For the last seven decades, Cornell University’s College of Agriculture and Life Sciences (CALS) has been leading the fight against nematodes—invasive, microscopic worms that can destroy seasons’ worth of crops. However, researchers had been working in a facility that lacked the infrastructure to keep pace with their innovative work.
On August 1, thanks to a $1.2 million grant from New York State and another $400,000 in federal funding, CALS cut the ribbon on the new Golden Nematode Quarantine Facility, located on the Cornell campus in Ithaca, NY.

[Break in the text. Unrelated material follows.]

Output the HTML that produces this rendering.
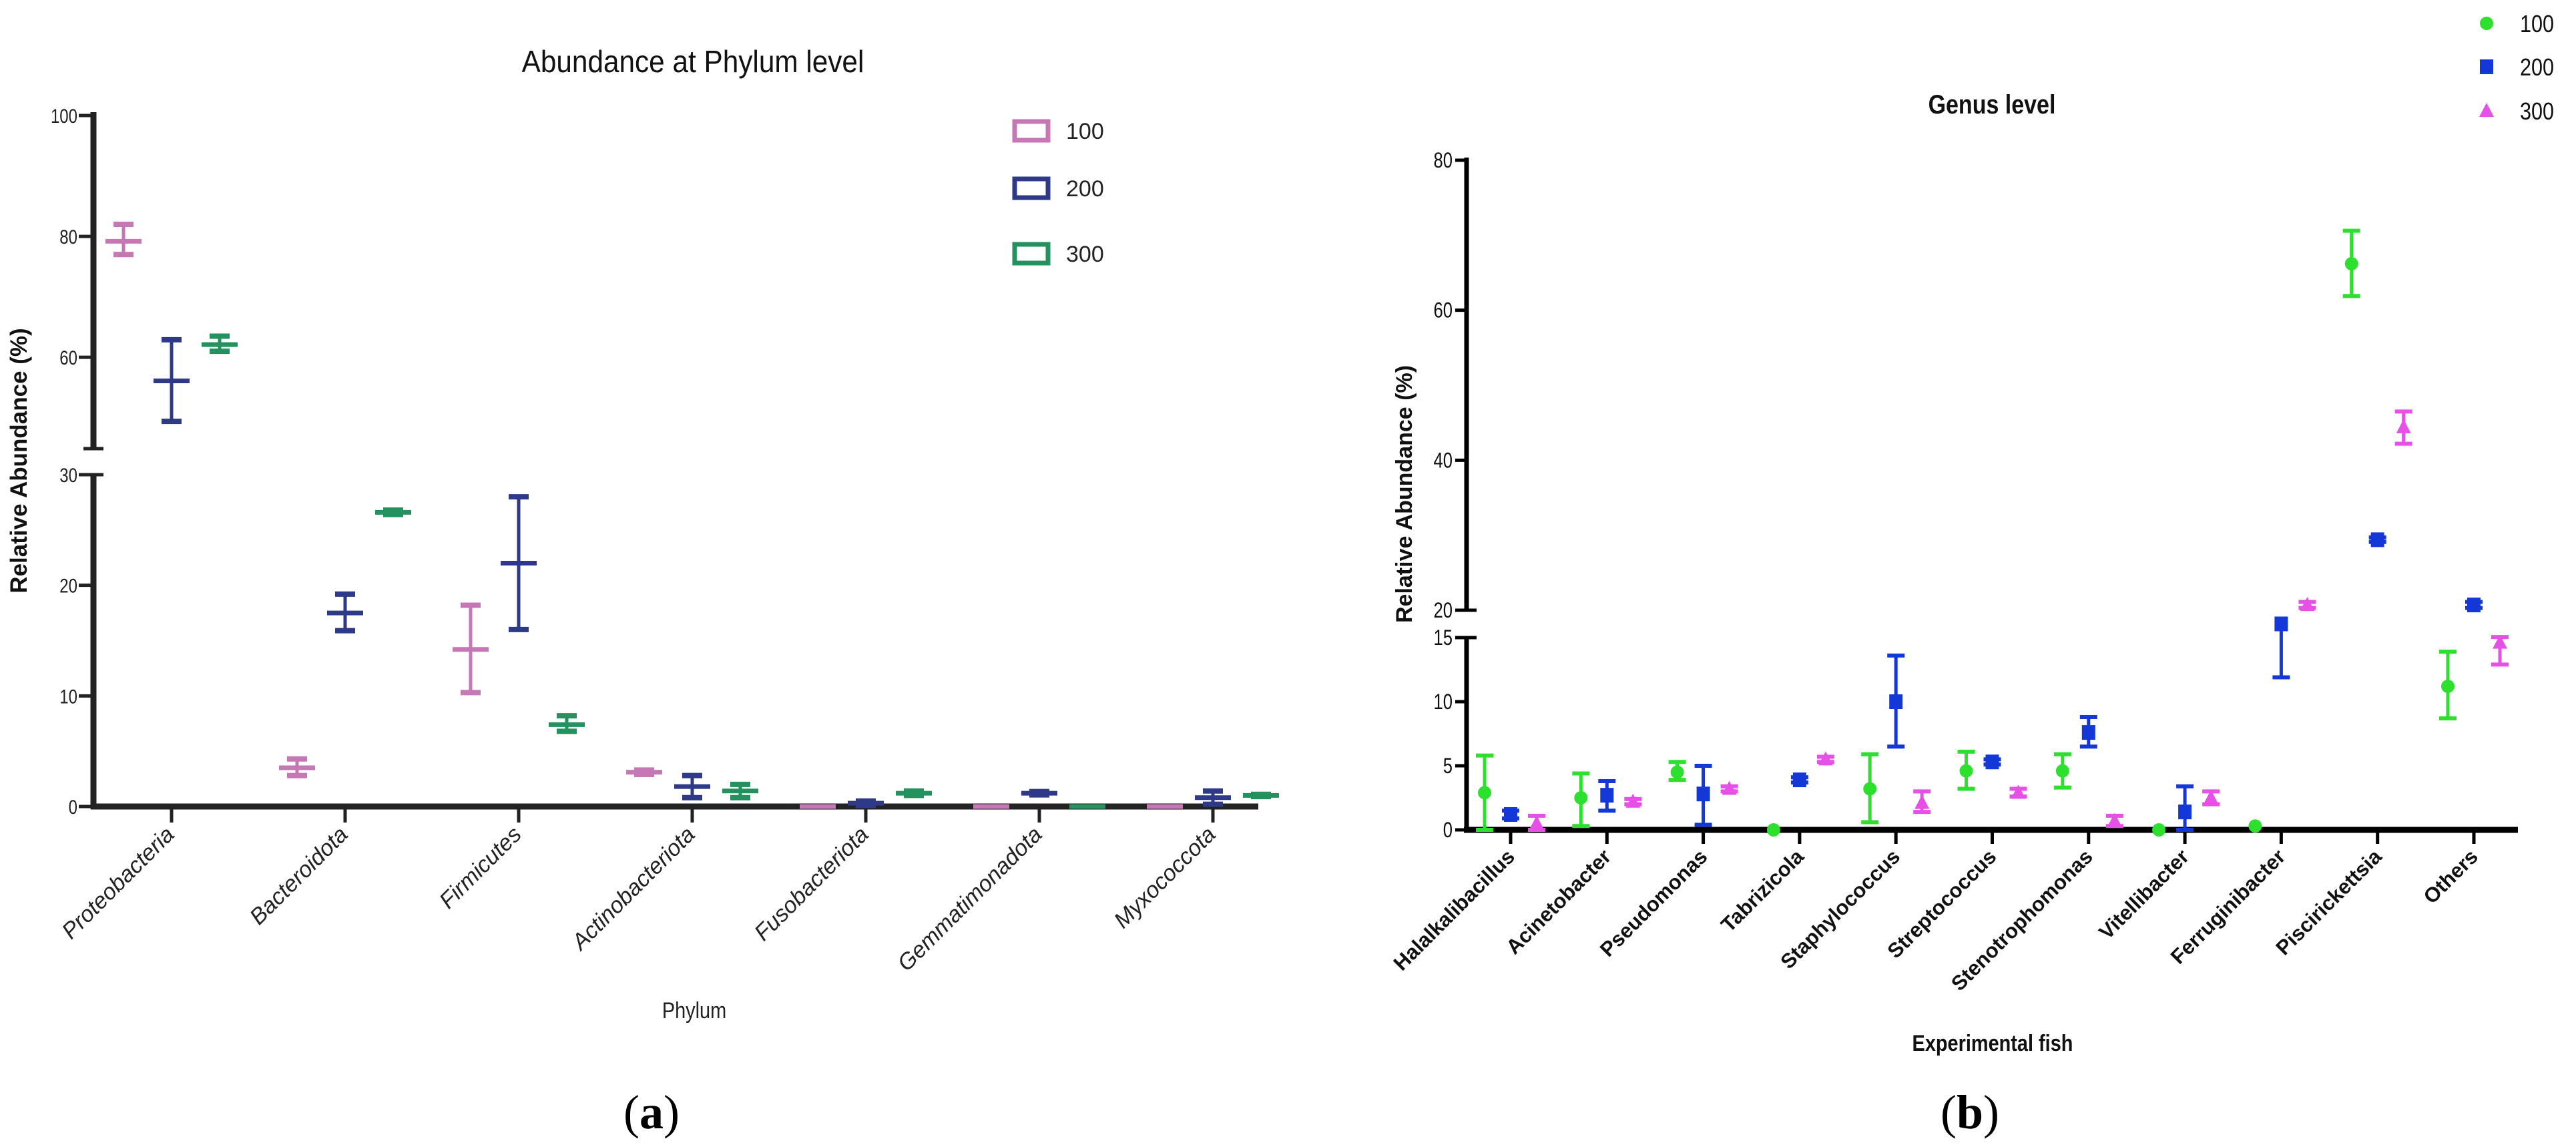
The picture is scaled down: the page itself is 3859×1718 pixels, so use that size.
<!DOCTYPE html>
<html><head><meta charset="utf-8">
<style>
html,body{margin:0;padding:0;background:#fff;}
svg{display:block;}
text{font-family:"Liberation Sans",Arial,sans-serif;}
</style></head>
<body>
<svg id="chart" width="3859" height="1718" viewBox="0 0 3859 1718" xmlns="http://www.w3.org/2000/svg">
<g id="pa"></g>
<g id="pb"></g>
</svg>
<script>
// ---------- Panel (a) data ----------
const phyla = ["Proteobacteria","Bacteroidota","Firmicutes","Actinobacteriota","Fusobacteriota","Gemmatimonadota","Myxococcota"];
const aSeries = ["100","200","300"];
const aMean100 = [79.2, 3.5, 14.2, 3.1, 0, 0, 0];
const aLow100  = [77.0, 2.8, 10.3, 2.9, 0, 0, 0];
const aHigh100 = [82.0, 4.3, 18.2, 3.3, 0, 0, 0];
const aMean200 = [56.1, 17.5, 22.0, 1.8, 0.3, 1.2, 0.8];
const aLow200  = [49.4, 15.9, 16.0, 0.8, 0.1, 1.05, 0.2];
const aHigh200 = [62.9, 19.2, 28.0, 2.8, 0.5, 1.35, 1.4];
const aMean300 = [62.1, 26.6, 7.4, 1.4, 1.2, 0, 1.0];
const aLow300  = [61.0, 26.4, 6.8, 0.8, 1.0, 0, 0.9];
const aHigh300 = [63.5, 26.8, 8.2, 2.0, 1.4, 0, 1.1];
const aTicksTop = [60, 80, 100];
const aTicksBot = [0, 10, 20, 30];

// ---------- Panel (b) data ----------
const genera = ["Halalkalibacillus","Acinetobacter","Pseudomonas","Tabrizicola","Staphylococcus","Streptococcus","Stenotrophomonas","Vitellibacter","Ferruginibacter","Piscirickettsia","Others"];
const bSeries = ["100","200","300"];
const bMean100 = [2.9, 2.5, 4.5, 0, 3.2, 4.6, 4.6, 0, 0.3, 66.2, 11.2];
const bLow100  = [0, 0.3, 3.9, 0, 0.6, 3.2, 3.3, 0, 0.3, 61.9, 8.7];
const bHigh100 = [5.8, 4.4, 5.3, 0, 5.9, 6.1, 5.9, 0, 0.3, 70.6, 13.9];
const bMean200 = [1.2, 2.7, 2.8, 3.9, 10.0, 5.3, 7.6, 1.4, 17.5, 29.4, 20.7];
const bLow200  = [0.9, 1.5, 0.4, 3.7, 6.5, 5.1, 6.5, 0, 11.9, 29.1, 20.3];
const bHigh200 = [1.5, 3.8, 5.0, 4.1, 13.6, 5.5, 8.8, 3.4, 17.5, 29.7, 21.1];
const bMean300 = [0.5, 2.2, 3.2, 5.5, 2.1, 2.9, 0.7, 2.5, 20.7, 44.4, 14.6];
const bLow300  = [0, 2.0, 3.0, 5.3, 1.4, 2.6, 0.3, 2.0, 20.3, 42.2, 12.9];
const bHigh300 = [1.1, 2.4, 3.4, 5.7, 3.0, 3.2, 1.1, 3.0, 21.1, 46.5, 15.1];
const bTicksTop = [20, 40, 60, 80];
const bTicksBot = [0, 5, 10, 15];

const NS = "http://www.w3.org/2000/svg";
function mk(parent, tag, attrs, txt){
  const e = document.createElementNS(NS, tag);
  for (const k in attrs) e.setAttribute(k, attrs[k]);
  if (txt !== undefined) e.textContent = txt;
  parent.appendChild(e);
  return e;
}

// ---------- Panel (a) ----------
(function(){
  const g = document.getElementById('pa');
  const AX = 140, X0 = 257, DX = 260, OFF = 72, XEND = 1885;
  function y(v){
    if (v >= 45) return 671 - (v - 45) * (671 - 173) / 55;
    return 1208 - v * (1208 - 711) / 30;
  }
  function x(i){ return X0 + i * DX; }
  const colors = ["#c678b4", "#2e3a87", "#23925e"];

  let t = mk(g, 'text', {x:1038, y:108, 'font-size':46, 'text-anchor':'middle', fill:'#111', transform:'translate(1038 0) scale(0.92 1) translate(-1038 0)'}, "Abundance at Phylum level");
  
  

  let ax = mk(g, 'line', {x1:AX, y1:168, x2:AX, y2:672, stroke:'#222', 'stroke-width':9});
  
  
  mk(g, 'line', {x1:125, y1:672, x2:155, y2:672, stroke:'#222', 'stroke-width':5});
  let ax2 = mk(g, 'line', {x1:AX, y1:711, x2:AX, y2:1212, stroke:'#222', 'stroke-width':9});
  
  
  mk(g, 'line', {x1:125, y1:711, x2:155, y2:711, stroke:'#222', 'stroke-width':5});
  let xa = mk(g, 'line', {x1:AX-4, y1:1208, x2:XEND, y2:1208, stroke:'#222', 'stroke-width':9});
  
  

  aTicksTop.concat(aTicksBot).forEach(v => {
    const yy = y(v);
    mk(g, 'line', {x1:118, y1:yy, x2:AX, y2:yy, stroke:'#222', 'stroke-width':5});
    const tl = mk(g, 'text', {x:116, y:yy+11, 'font-size':30, 'text-anchor':'end', fill:'#222', transform:`translate(116 0) scale(0.8 1) translate(-116 0)`}, String(v));
    
    
  });

  let yl = mk(g, 'text', {x:0, y:0, 'font-size':35, 'font-weight':'bold', 'text-anchor':'middle', fill:'#111', transform:'translate(40 690) rotate(-90)'}, "Relative Abundance (%)");
  
  

  phyla.forEach((p, i) => {
    const xx = x(i);
    mk(g, 'line', {x1:xx, y1:1208, x2:xx, y2:1232, stroke:'#222', 'stroke-width':5});
    const lab = mk(g, 'text', {x:0, y:0, 'font-size':34, 'font-style':'italic', 'text-anchor':'end', fill:'#222', transform:`translate(${xx+6} ${1252}) rotate(-45)`}, p);
    
    
  });

  const means = [aMean100, aMean200, aMean300], lows = [aLow100, aLow200, aLow300], highs = [aHigh100, aHigh200, aHigh300];
  aSeries.forEach((s, si) => {
    const sg = mk(g, 'g', {});
    
    
    phyla.forEach((p, i) => {
      const xx = x(i) + (si - 1) * OFF;
      const c = colors[si];
      const m = means[si][i], lo = lows[si][i], hi = highs[si][i];
      const eb = mk(sg, 'g', {});
      
      
      if (hi - lo > 0.01) {
        mk(eb, 'line', {x1:xx, y1:y(lo), x2:xx, y2:y(hi), stroke:c, 'stroke-width':5});
        mk(eb, 'line', {x1:xx-15, y1:y(lo), x2:xx+15, y2:y(lo), stroke:c, 'stroke-width':8});
        mk(eb, 'line', {x1:xx-15, y1:y(hi), x2:xx+15, y2:y(hi), stroke:c, 'stroke-width':8});
      }
      mk(eb, 'line', {x1:xx-27, y1:y(m), x2:xx+27, y2:y(m), stroke:c, 'stroke-width':7});
    });
  });

  const ly = [196, 282, 380];
  aSeries.forEach((s, si) => {
    const lg = mk(g, 'g', {});
    
    
    mk(lg, 'rect', {x:1520, y:ly[si]-14, width:50, height:28, fill:'none', stroke:colors[si], 'stroke-width':7});
    mk(lg, 'text', {x:1597, y:ly[si]+12, 'font-size':34, fill:'#222'}, s);
  });

  let xt = mk(g, 'text', {x:1040, y:1525, 'font-size':34, 'text-anchor':'middle', fill:'#222', transform:'translate(1040 0) scale(0.85 1) translate(-1040 0)'}, "Phylum");
  
  
  let pl = mk(g, 'text', {x:976, y:1690, 'font-size':72, 'text-anchor':'middle', fill:'#000', style:'font-family:"Liberation Serif",serif'});
  
  
  pl.innerHTML = '(<tspan font-weight="bold">a</tspan>)';
})();

// ---------- Panel (b) ----------
(function(){
  const g = document.getElementById('pb');
  const AX = 2197, X0 = 2263, DX = 144.3, OFF = 39, XEND = 3772;
  function y(v){
    if (v >= 20) return 914 - (v - 20) * (914 - 240) / 60;
    if (v >= 15) return 955 - (v - 15) * (955 - 914) / 5;
    return 1243 - v * (1243 - 955) / 15;
  }
  function x(i){ return X0 + i * DX; }
  const colors = ["#2ee02e", "#1438d8", "#e650e6"];

  let t = mk(g, 'text', {x:2984, y:170, 'font-size':40, 'font-weight':'bold', 'text-anchor':'middle', fill:'#111', transform:'translate(2984 0) scale(0.85 1) translate(-2984 0)'}, "Genus level");
  
  

  let ax = mk(g, 'line', {x1:AX, y1:236, x2:AX, y2:915, stroke:'#000', 'stroke-width':7});
  
  
  mk(g, 'line', {x1:2180, y1:914, x2:2212, y2:914, stroke:'#000', 'stroke-width':5});
  let ax2 = mk(g, 'line', {x1:AX, y1:954, x2:AX, y2:1247, stroke:'#000', 'stroke-width':7});
  
  
  mk(g, 'line', {x1:2180, y1:955, x2:2212, y2:955, stroke:'#000', 'stroke-width':5});
  let xa = mk(g, 'line', {x1:AX-4, y1:1243, x2:XEND, y2:1243, stroke:'#000', 'stroke-width':9});
  
  

  bTicksTop.concat(bTicksBot).forEach(v => {
    const yy = y(v);
    mk(g, 'line', {x1:2180, y1:yy, x2:AX, y2:yy, stroke:'#000', 'stroke-width':5});
    const tl = mk(g, 'text', {x:2176, y:yy+11, 'font-size':32, 'text-anchor':'end', fill:'#111', transform:`translate(2176 0) scale(0.8 1) translate(-2176 0)`}, String(v));
    
    
  });

  let yl = mk(g, 'text', {x:0, y:0, 'font-size':34, 'font-weight':'bold', 'text-anchor':'middle', fill:'#111', transform:'translate(2115 740) rotate(-90)'}, "Relative Abundance (%)");
  
  

  genera.forEach((p, i) => {
    const xx = x(i);
    mk(g, 'line', {x1:xx, y1:1243, x2:xx, y2:1264, stroke:'#000', 'stroke-width':5});
    const lab = mk(g, 'text', {x:0, y:0, 'font-size':31, 'font-weight':'bold', 'text-anchor':'end', fill:'#111', transform:`translate(${xx+8} ${1285}) rotate(-45)`}, p);
    
    
  });

  function marker(parent, si, xx, yy, c){
    if (si === 0) mk(parent, 'circle', {cx:xx, cy:yy, r:10, fill:c});
    else if (si === 1) mk(parent, 'rect', {x:xx-10, y:yy-11, width:20, height:22, fill:c});
    else mk(parent, 'polygon', {points:`${xx},${yy-12} ${xx-11},${yy+9} ${xx+11},${yy+9}`, fill:c});
  }

  const means = [bMean100, bMean200, bMean300], lows = [bLow100, bLow200, bLow300], highs = [bHigh100, bHigh200, bHigh300];
  bSeries.forEach((s, si) => {
    const sg = mk(g, 'g', {});
    
    
    genera.forEach((p, i) => {
      const xx = x(i) + (si - 1) * OFF;
      const c = colors[si];
      const m = means[si][i], lo = lows[si][i], hi = highs[si][i];
      const eb = mk(sg, 'g', {});
      
      
      if (hi - lo > 0.01) {
        mk(eb, 'line', {x1:xx, y1:y(lo), x2:xx, y2:y(hi), stroke:c, 'stroke-width':5});
        mk(eb, 'line', {x1:xx-13, y1:y(lo), x2:xx+13, y2:y(lo), stroke:c, 'stroke-width':6});
        if (hi > m + 0.01) mk(eb, 'line', {x1:xx-13, y1:y(hi), x2:xx+13, y2:y(hi), stroke:c, 'stroke-width':6});
      }
      marker(eb, si, xx, y(m), c);
    });
  });

  const ly = [35, 100, 166];
  bSeries.forEach((s, si) => {
    const lg = mk(g, 'g', {});
    
    
    marker(lg, si, 3725, ly[si], colors[si]);
    mk(lg, 'text', {x:3775, y:ly[si]+13, 'font-size':36, fill:'#111', transform:'translate(3775 0) scale(0.85 1) translate(-3775 0)'}, s);
  });

  let xt = mk(g, 'text', {x:2985, y:1574, 'font-size':34, 'font-weight':'bold', 'text-anchor':'middle', fill:'#111', transform:'translate(2985 0) scale(0.85 1) translate(-2985 0)'}, "Experimental fish");
  
  
  let pl = mk(g, 'text', {x:2951, y:1690, 'font-size':72, 'text-anchor':'middle', fill:'#000', style:'font-family:"Liberation Serif",serif'});
  
  
  pl.innerHTML = '(<tspan font-weight="bold">b</tspan>)';
})();
</script>
</body></html>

The facility is the only research program in North America with expertise in biology, resistance breeding and management of potato-cyst nematodes. At the lab, Cornell scientists work in tandem with the U.S. Department of Agriculture (USDA) Agriculture Research Service (ARS).
“Cornell has always had the brain trust for dealing with the nematodes,” said Gary Mahany, former director of the Empire State Potato Growers Inc. and owner of Mahany Farms in Steuben County.
Mahany explained that in Idaho, the failure to quarantine pale-cyst nematodes has led to an ongoing ban on potato exports from certain counties. When pale-cyst nematodes were first discovered there in 2006, Canada, Japan, Korea and Mexico all banned potatoes imports from the state.
While nematodes have been in New York State since 1941, quarantine efforts have helped save the state’s $54 million potato industry. The facility at Cornell has also successfully bred over 20 different types of nematode-resistant potatoes, but some nematodes are adapting to these new varieties.
“We still need new, better varieties of golden nematode-resistant potatoes that are more accepted by our markets, which are potato chip markets,” said Mahany.